# [The problem]
Pull out every line below containing the word "this".

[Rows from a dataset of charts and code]
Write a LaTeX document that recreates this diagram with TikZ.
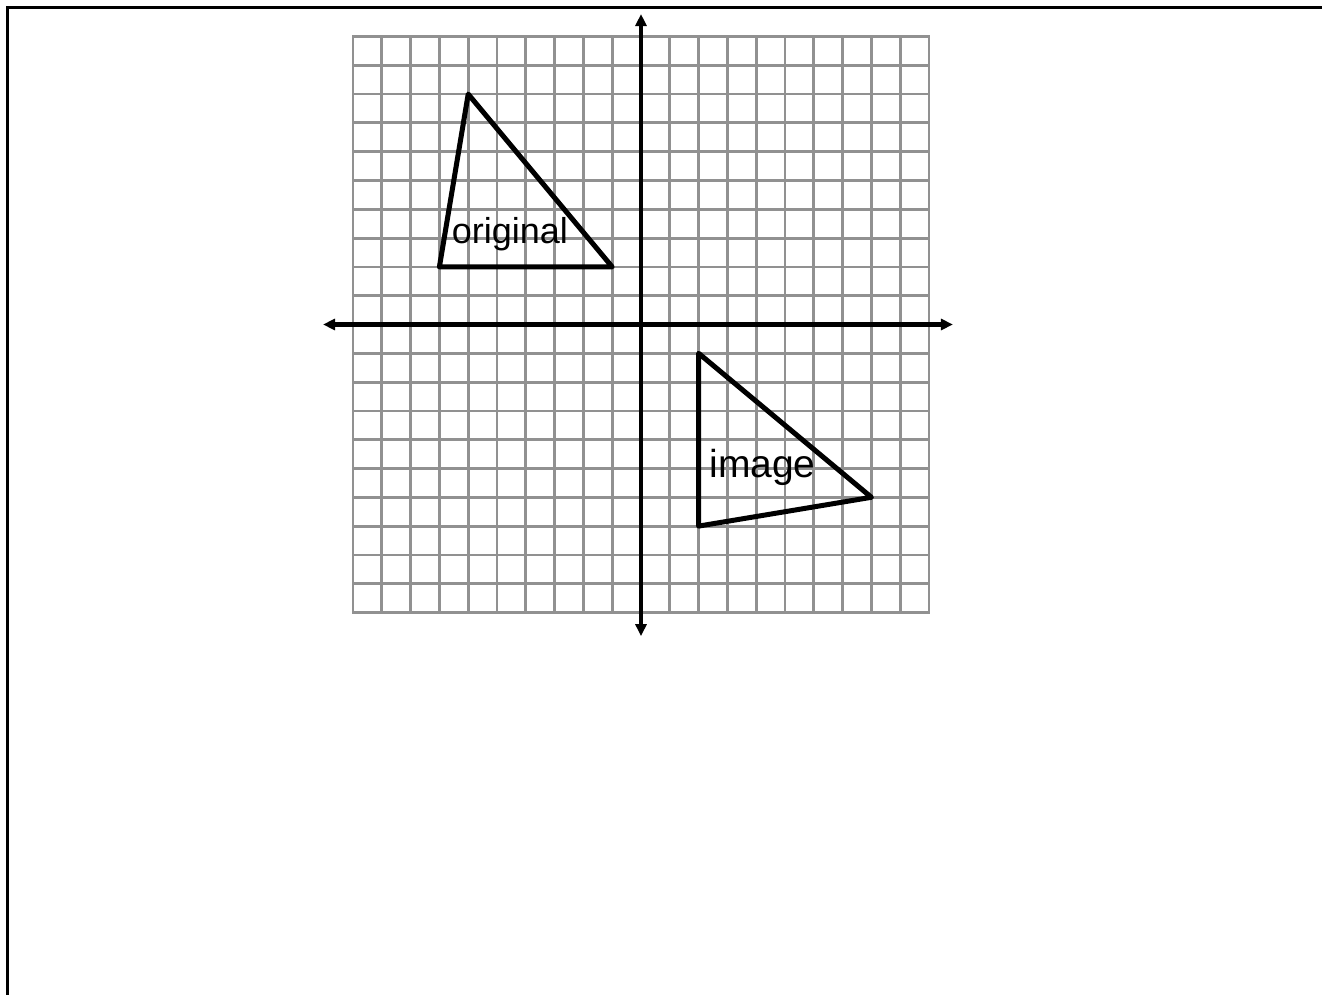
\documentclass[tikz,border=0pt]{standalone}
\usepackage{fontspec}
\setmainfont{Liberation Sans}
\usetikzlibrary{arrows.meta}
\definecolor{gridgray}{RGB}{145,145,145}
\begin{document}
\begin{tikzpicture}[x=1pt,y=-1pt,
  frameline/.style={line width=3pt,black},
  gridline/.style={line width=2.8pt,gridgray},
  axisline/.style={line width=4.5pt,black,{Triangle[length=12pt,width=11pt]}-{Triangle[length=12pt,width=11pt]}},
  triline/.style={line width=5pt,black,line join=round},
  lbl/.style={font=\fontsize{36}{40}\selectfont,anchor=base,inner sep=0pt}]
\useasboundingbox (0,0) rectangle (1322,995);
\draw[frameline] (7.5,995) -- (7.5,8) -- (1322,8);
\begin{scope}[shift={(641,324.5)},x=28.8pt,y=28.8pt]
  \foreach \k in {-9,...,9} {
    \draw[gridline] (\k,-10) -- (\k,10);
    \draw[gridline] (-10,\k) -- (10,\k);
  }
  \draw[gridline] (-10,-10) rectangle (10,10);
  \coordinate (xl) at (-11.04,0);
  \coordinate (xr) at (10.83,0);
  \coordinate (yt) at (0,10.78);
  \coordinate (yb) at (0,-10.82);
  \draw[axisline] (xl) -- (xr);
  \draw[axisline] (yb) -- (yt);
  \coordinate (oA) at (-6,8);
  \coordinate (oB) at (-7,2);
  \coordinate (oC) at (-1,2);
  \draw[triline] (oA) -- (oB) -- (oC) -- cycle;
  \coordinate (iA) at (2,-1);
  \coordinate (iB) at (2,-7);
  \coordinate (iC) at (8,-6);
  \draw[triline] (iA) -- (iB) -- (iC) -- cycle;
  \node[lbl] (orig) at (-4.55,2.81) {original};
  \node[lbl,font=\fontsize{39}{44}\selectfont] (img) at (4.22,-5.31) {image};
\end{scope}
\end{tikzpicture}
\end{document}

...

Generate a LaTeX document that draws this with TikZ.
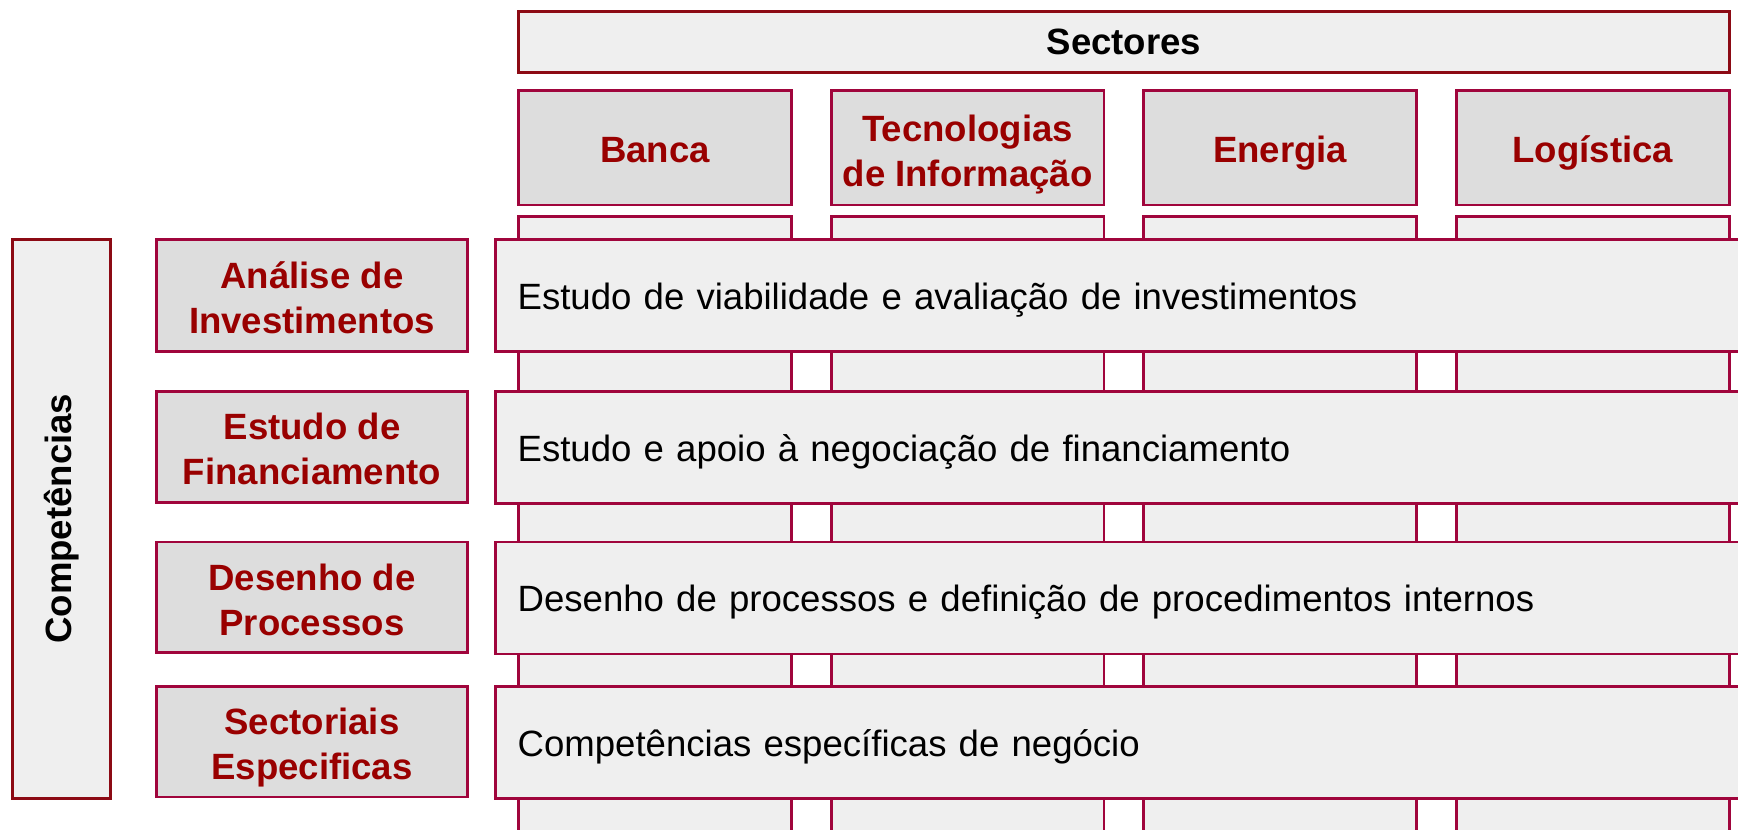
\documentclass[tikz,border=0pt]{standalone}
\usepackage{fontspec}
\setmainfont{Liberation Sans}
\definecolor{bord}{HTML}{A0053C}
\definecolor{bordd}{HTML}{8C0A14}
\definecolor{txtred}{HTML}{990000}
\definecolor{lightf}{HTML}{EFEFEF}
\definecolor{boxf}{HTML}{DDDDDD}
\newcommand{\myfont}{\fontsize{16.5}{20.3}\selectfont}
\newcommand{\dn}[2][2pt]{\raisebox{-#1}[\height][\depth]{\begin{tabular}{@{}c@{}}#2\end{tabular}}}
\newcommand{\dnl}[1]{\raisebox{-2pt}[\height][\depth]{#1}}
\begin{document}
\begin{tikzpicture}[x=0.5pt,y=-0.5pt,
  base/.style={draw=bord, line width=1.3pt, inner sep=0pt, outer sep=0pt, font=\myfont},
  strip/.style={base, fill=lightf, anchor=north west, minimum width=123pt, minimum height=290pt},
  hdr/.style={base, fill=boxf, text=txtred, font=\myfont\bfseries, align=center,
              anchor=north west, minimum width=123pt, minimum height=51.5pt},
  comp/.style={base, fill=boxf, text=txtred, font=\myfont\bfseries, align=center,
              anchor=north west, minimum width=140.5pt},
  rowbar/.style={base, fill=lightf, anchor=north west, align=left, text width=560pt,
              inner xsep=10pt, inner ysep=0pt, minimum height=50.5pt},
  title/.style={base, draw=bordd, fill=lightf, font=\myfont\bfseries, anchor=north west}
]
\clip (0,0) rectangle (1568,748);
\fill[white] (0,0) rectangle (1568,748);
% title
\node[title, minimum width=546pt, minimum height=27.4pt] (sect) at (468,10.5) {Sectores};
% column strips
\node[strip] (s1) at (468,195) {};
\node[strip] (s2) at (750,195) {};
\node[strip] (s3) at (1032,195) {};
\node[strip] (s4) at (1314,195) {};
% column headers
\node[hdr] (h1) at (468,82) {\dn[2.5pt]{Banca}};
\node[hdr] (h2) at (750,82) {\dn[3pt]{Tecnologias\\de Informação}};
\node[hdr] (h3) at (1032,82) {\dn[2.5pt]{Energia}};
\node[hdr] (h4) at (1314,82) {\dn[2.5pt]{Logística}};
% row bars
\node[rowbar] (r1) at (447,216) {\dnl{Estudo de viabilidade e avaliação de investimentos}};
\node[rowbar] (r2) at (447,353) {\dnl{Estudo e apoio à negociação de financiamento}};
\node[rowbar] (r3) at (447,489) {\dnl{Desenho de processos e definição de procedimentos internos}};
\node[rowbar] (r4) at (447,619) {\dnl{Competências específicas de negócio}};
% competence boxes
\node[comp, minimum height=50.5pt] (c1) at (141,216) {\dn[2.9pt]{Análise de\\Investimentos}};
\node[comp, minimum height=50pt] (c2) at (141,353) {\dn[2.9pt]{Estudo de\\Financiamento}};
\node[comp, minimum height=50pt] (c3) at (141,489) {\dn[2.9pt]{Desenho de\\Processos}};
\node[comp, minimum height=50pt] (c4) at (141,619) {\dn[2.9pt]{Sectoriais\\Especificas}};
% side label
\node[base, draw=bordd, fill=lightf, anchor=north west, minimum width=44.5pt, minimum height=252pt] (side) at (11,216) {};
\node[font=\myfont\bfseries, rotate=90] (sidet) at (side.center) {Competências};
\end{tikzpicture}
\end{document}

---

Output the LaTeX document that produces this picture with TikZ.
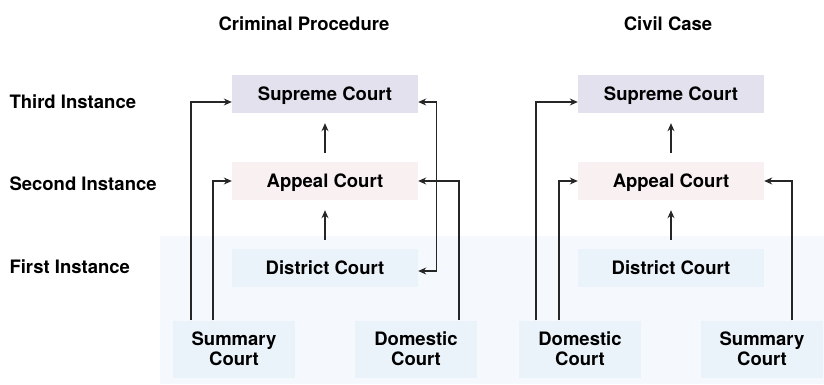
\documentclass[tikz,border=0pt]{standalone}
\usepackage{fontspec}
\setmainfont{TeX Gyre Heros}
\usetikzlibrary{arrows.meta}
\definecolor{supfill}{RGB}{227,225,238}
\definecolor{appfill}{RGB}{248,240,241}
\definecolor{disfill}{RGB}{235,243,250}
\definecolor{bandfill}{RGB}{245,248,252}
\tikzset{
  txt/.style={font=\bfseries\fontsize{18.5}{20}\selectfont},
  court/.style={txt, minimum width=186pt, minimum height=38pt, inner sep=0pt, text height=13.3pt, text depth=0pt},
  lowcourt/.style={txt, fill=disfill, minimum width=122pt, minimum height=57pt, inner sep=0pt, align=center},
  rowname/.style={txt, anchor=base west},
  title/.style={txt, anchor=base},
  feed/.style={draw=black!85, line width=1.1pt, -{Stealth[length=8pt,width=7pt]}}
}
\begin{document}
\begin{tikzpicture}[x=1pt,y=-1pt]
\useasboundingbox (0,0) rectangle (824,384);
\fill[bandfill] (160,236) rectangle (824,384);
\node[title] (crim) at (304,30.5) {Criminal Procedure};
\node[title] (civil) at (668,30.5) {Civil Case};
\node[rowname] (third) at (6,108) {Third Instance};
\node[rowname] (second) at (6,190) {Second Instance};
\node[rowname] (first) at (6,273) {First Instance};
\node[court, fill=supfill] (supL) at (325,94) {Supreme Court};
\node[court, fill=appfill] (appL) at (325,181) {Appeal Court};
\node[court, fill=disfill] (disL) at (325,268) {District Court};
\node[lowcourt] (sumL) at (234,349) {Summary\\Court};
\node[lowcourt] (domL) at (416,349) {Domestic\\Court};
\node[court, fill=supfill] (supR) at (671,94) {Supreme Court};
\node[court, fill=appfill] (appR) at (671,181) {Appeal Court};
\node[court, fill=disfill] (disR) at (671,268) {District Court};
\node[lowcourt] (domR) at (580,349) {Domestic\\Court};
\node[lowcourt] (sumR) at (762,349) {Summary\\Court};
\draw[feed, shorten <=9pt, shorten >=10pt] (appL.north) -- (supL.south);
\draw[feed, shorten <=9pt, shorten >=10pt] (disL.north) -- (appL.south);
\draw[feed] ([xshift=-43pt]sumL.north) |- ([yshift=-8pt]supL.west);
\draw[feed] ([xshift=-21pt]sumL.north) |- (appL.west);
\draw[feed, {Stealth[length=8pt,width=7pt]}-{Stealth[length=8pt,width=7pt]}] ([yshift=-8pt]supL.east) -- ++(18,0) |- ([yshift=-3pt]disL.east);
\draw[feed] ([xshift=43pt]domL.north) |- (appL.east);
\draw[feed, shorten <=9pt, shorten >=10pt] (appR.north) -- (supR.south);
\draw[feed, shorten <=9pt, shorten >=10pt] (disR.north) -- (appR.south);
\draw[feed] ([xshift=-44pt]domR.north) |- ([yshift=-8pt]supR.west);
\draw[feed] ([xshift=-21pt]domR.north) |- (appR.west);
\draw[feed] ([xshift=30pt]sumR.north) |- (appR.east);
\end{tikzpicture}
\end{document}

# [The solution]
Write a LaTeX document that recreates this diagram with TikZ.
Generate a LaTeX document that draws this with TikZ.
Output the LaTeX document that produces this picture with TikZ.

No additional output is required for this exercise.